>> BEGIN DATASET CONTENT

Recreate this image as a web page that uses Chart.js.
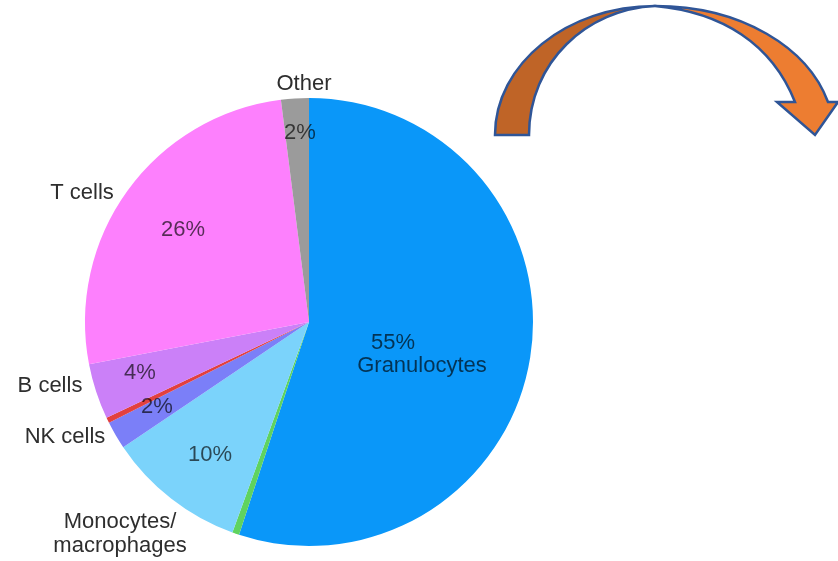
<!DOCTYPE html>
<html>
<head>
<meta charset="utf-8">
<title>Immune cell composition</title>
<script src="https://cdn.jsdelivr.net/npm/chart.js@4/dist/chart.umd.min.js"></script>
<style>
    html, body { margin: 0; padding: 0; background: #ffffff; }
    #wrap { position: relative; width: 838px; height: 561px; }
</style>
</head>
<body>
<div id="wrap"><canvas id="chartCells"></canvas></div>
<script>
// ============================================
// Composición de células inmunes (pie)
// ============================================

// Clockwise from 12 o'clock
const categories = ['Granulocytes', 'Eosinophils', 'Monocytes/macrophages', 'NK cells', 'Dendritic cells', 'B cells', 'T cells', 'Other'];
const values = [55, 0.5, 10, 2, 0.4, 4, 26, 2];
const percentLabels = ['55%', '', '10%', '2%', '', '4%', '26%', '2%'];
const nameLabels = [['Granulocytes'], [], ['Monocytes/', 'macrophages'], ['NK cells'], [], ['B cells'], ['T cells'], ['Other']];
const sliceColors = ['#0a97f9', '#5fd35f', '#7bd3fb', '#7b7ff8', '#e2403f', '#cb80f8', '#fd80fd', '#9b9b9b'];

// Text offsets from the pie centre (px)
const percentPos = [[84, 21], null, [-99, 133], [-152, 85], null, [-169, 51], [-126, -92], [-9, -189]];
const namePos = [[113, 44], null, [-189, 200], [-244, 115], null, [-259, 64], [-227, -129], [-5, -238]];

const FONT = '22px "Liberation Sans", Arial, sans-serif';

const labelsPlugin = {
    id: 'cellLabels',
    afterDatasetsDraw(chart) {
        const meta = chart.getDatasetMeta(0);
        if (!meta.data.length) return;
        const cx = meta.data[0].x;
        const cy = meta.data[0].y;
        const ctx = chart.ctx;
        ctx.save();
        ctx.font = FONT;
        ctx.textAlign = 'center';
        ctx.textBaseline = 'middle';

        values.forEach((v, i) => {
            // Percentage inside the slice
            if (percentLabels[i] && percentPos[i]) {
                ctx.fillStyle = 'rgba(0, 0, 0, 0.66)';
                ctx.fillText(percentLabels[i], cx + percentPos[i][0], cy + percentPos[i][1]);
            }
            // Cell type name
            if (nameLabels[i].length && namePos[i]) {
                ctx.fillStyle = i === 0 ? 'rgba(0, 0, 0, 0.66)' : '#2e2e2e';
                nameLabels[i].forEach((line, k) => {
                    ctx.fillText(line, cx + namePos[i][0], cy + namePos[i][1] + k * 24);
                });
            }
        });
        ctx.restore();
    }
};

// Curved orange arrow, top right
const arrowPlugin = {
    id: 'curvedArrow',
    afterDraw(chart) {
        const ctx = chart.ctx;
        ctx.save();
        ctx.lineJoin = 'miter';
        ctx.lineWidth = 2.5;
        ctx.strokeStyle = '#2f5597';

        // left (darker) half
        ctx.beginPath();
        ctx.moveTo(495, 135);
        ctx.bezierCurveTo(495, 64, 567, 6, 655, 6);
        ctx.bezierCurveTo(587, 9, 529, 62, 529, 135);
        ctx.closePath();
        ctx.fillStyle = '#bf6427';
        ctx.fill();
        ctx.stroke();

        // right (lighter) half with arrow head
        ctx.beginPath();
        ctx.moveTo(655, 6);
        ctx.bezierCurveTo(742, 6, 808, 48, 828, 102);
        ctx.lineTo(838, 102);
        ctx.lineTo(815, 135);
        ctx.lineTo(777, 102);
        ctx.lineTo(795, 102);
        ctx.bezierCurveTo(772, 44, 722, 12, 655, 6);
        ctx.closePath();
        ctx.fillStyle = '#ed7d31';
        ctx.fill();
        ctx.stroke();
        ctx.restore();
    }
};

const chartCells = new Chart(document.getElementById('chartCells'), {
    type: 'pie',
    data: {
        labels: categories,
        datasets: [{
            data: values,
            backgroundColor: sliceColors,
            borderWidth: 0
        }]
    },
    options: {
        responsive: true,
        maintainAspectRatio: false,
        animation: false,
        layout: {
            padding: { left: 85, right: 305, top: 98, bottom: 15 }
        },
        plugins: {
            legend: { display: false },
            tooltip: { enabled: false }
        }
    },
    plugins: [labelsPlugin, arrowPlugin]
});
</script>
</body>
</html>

>> END DATASET CONTENT

Transcribe the opening line of the listing above, please, and every line after it through the line with "ctx.textBaseline = 'middle';", word for word, without pictures.

Recreate this image as a web page that uses Chart.js.
<!DOCTYPE html>
<html>
<head>
<meta charset="utf-8">
<title>Immune cell composition</title>
<script src="https://cdn.jsdelivr.net/npm/chart.js@4/dist/chart.umd.min.js"></script>
<style>
    html, body { margin: 0; padding: 0; background: #ffffff; }
    #wrap { position: relative; width: 838px; height: 561px; }
</style>
</head>
<body>
<div id="wrap"><canvas id="chartCells"></canvas></div>
<script>
// ============================================
// Composición de células inmunes (pie)
// ============================================

// Clockwise from 12 o'clock
const categories = ['Granulocytes', 'Eosinophils', 'Monocytes/macrophages', 'NK cells', 'Dendritic cells', 'B cells', 'T cells', 'Other'];
const values = [55, 0.5, 10, 2, 0.4, 4, 26, 2];
const percentLabels = ['55%', '', '10%', '2%', '', '4%', '26%', '2%'];
const nameLabels = [['Granulocytes'], [], ['Monocytes/', 'macrophages'], ['NK cells'], [], ['B cells'], ['T cells'], ['Other']];
const sliceColors = ['#0a97f9', '#5fd35f', '#7bd3fb', '#7b7ff8', '#e2403f', '#cb80f8', '#fd80fd', '#9b9b9b'];

// Text offsets from the pie centre (px)
const percentPos = [[84, 21], null, [-99, 133], [-152, 85], null, [-169, 51], [-126, -92], [-9, -189]];
const namePos = [[113, 44], null, [-189, 200], [-244, 115], null, [-259, 64], [-227, -129], [-5, -238]];

const FONT = '22px "Liberation Sans", Arial, sans-serif';

const labelsPlugin = {
    id: 'cellLabels',
    afterDatasetsDraw(chart) {
        const meta = chart.getDatasetMeta(0);
        if (!meta.data.length) return;
        const cx = meta.data[0].x;
        const cy = meta.data[0].y;
        const ctx = chart.ctx;
        ctx.save();
        ctx.font = FONT;
        ctx.textAlign = 'center';
        ctx.textBaseline = 'middle';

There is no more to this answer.